In Matt Eichenfield's lab at Sandia National Laboratories, he and his team use multiple microwave frequencies to characterize a nonlinear phononic mixing device they built on a silicon wafer. Credit: Bret Latter/Sandia National Laboratories.

In a significant advancement in material science, researchers have discovered a new type of synthetic material that could make our everyday gadgets, like smartphones, dramatically smaller, more powerful, and efficient.

This new development, reported in the journal Nature Materials, revolves around a concept known as phononics, which might sound complex but essentially deals with how certain vibrations, called phonons, travel through materials.

These are similar to how light travels, but instead of light, we’re talking about vibrations that are too high-pitched to hear.

Phononics, like its cousin photonics (which deals with light), is tapping into the laws of physics to push technology forward.

Typically, phonons don’t interact with each other; they pass through each other like overlapping beams from laser pointers.

However, in this new research, scientists have engineered materials where these phonons can interact, creating what’s called “nonlinear phononics.”

This interaction could change the way devices process signals, making the components much smaller than they are now.

Currently, devices like cell phones need around 30 filters just to handle the conversion of radio waves into sound waves and vice versa.

These filters are part of what’s called a front-end processor, which is essential for your phone to send and receive data.

But these filters can’t be made from common materials like silicon, which increases the size and decreases the efficiency of the devices.

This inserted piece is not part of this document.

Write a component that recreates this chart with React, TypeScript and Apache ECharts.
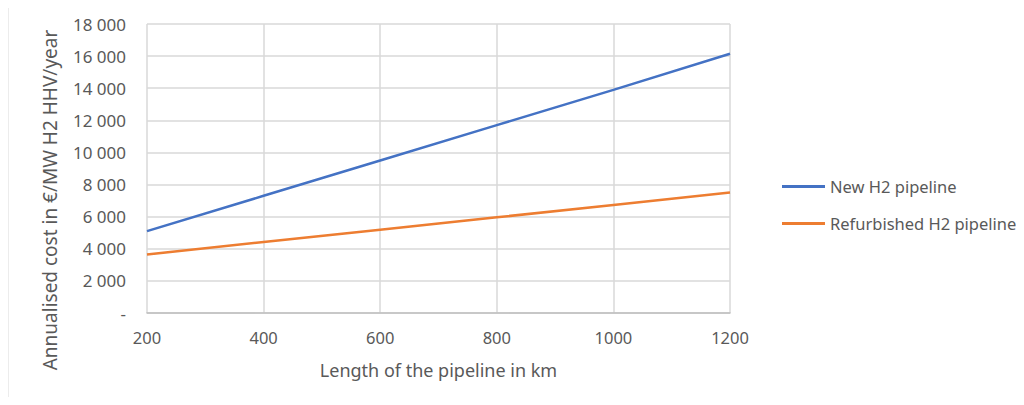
import React, { useEffect, useRef } from "react";
import * as echarts from "echarts";

const lengthsKm = [200, 400, 600, 800, 1000, 1200];
const newH2 = [5100, 7300, 9500, 11700, 13900, 16150];
const refurbishedH2 = [3650, 4420, 5190, 5960, 6730, 7500];
const seriesNames = ["New H2 pipeline", "Refurbished H2 pipeline"];
const xTitle = "Length of the pipeline in km";
const yTitle = "Annualised cost in €/MW H2 HHV/year";

const FONT = "'Noto Sans', sans-serif";
const TXT = "#595959";

export default function App() {
  const ref = useRef<HTMLDivElement>(null);
  useEffect(() => {
    if (!ref.current) return;
    const chart = echarts.init(ref.current, undefined, { renderer: "svg" });
    const fmt = (v: number) => {
      if (v === 0) return "-";
      const s = String(v);
      return s.length > 3 ? s.slice(0, s.length - 3) + " " + s.slice(-3) : s;
    };
    chart.setOption({
      animation: false,
      backgroundColor: "#ffffff",
      textStyle: { fontFamily: FONT },
      grid: { left: 139, right: 286, top: 16, bottom: 84, containLabel: false },
      legend: {
        orient: "vertical",
        left: 769,
        top: 165,
        icon: "rect",
        itemWidth: 43,
        itemHeight: 3,
        itemGap: 20,
        textStyle: { color: TXT, fontSize: 16.5, fontFamily: FONT },
        data: seriesNames,
      },
      xAxis: {
        type: "value",
        min: 200,
        max: 1200,
        interval: 200,
        name: xTitle,
        nameLocation: "middle",
        nameGap: 48,
        nameTextStyle: { color: TXT, fontSize: 18, fontFamily: FONT },
        axisLine: { show: true, lineStyle: { color: "#bfbfbf", width: 1.5 } },
        axisTick: { show: false },
        axisLabel: { color: TXT, fontSize: 16.5, margin: 16, fontFamily: FONT, formatter: (v: number) => String(v) },
        splitLine: { show: true, lineStyle: { color: "#d9d9d9", width: 1.5 } },
      },
      yAxis: {
        type: "value",
        min: 0,
        max: 18000,
        interval: 2000,
        axisLine: { show: false },
        axisTick: { show: false },
        axisLabel: { color: TXT, fontSize: 17, margin: 21, fontFamily: FONT, formatter: fmt },
        splitLine: { show: true, lineStyle: { color: "#d9d9d9", width: 1.5 } },
      },
      graphic: [
        {
          type: "line",
          shape: { x1: 0, y1: 0, x2: 0, y2: 397 },
          style: { stroke: "#d9d9d9", lineWidth: 1 },
        },
        {
          type: "text",
          x: 42,
          y: 192,
          rotation: Math.PI / 2,
          style: {
            text: yTitle,
            fill: TXT,
            fontSize: 19,
            fontFamily: FONT,
            align: "center",
            verticalAlign: "middle",
          },
        },
      ],
      series: [
        {
          name: seriesNames[0],
          type: "line",
          data: lengthsKm.map((x, i) => [x, newH2[i]]),
          showSymbol: false,
          lineStyle: { color: "#4472c4", width: 2.5 },
          itemStyle: { color: "#4472c4" },
        },
        {
          name: seriesNames[1],
          type: "line",
          data: lengthsKm.map((x, i) => [x, refurbishedH2[i]]),
          showSymbol: false,
          lineStyle: { color: "#ed7d31", width: 2.5 },
          itemStyle: { color: "#ed7d31" },
        },
      ],
    });
    return () => chart.dispose();
  }, []);
  return <div ref={ref} style={{ width: 1008, height: 389 }} />;
}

By using a special combination of semiconductor materials and piezoelectric materials, which convert mechanical stress into electrical energy and vice versa, the researchers have managed to create a situation where phonons can dramatically influence each other.

This breakthrough could allow for the consolidation of multiple components on a single chip, using acoustic waves instead of traditional electronics.

This means that future gadgets could be up to 100 times smaller than current models due to the reduced need for separate components for processing radio frequency signals.

The team, led by Matt Eichenfield of the University of Arizona and Sandia National Laboratories, and engineer Lisa Hackett, have already demonstrated the essential components needed for this technology.

They’ve successfully built amplifiers, switches, and mixers for phonons, which are necessary for processing signals.

The experimental setup involved a silicon wafer coated with a thin layer of lithium niobate, known for its piezoelectric properties, topped with an even thinner layer of a semiconductor containing indium gallium arsenide.

This combination allowed the researchers to achieve a new level of interaction between phonons, leading to effective changes in how these vibrations can be manipulated and used.

What does this all mean for you? Imagine smartphones and other communication devices that are not only smaller but have better signal coverage and longer battery life.

This technology opens the door to devices that can do more with less, potentially transforming how we design and use our electronic gadgets in the future.